== BRIEF ==
Quote only the lines from the top of the listing below down to and including the line with "import numpy as np".
[start of DATA EXCERPT]
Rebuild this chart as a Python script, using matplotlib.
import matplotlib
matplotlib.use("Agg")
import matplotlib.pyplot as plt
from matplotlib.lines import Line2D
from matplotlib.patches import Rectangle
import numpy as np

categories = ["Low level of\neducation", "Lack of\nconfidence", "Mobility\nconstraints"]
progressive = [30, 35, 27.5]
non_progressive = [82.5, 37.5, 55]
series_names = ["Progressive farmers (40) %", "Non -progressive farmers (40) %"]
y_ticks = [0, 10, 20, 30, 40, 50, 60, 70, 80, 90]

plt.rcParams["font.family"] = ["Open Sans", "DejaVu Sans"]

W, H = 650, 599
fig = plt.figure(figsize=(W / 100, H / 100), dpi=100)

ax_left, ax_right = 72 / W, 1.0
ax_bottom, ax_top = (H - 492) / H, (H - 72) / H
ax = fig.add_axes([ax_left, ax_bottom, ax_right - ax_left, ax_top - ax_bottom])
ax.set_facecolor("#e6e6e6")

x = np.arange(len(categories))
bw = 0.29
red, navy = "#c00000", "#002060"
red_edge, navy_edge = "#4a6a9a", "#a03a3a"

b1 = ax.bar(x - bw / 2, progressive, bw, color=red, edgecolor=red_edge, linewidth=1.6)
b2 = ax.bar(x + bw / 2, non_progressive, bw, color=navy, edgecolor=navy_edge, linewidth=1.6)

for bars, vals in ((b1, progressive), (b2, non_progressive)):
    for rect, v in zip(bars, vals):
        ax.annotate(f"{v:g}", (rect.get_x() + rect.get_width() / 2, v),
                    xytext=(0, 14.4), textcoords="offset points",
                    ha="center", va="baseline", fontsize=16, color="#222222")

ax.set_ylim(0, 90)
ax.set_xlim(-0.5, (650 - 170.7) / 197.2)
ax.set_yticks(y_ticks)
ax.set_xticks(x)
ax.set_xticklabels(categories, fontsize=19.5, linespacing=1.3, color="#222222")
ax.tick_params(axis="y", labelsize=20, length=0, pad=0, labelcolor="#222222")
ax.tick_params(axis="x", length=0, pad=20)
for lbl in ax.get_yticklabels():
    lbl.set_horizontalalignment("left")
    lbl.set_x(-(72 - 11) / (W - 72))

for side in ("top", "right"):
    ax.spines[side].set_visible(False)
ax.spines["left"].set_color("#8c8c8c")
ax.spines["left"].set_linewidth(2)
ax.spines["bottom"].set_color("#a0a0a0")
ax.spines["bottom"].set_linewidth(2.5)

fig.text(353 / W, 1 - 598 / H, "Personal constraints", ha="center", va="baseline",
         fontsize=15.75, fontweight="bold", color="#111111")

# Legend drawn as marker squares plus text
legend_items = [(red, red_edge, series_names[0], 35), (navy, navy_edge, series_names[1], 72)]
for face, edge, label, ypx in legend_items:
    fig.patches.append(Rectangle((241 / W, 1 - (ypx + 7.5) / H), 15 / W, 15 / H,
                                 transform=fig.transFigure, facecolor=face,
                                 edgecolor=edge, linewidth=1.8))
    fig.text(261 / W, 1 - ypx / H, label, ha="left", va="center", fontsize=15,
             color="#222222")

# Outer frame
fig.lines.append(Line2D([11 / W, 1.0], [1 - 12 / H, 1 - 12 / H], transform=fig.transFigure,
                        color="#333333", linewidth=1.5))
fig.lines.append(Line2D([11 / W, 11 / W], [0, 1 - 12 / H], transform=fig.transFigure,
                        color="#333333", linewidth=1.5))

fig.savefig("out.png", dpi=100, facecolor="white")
[end of DATA EXCERPT]
== RESPONSE ==
Rebuild this chart as a Python script, using matplotlib.
import matplotlib
matplotlib.use("Agg")
import matplotlib.pyplot as plt
from matplotlib.lines import Line2D
from matplotlib.patches import Rectangle
import numpy as np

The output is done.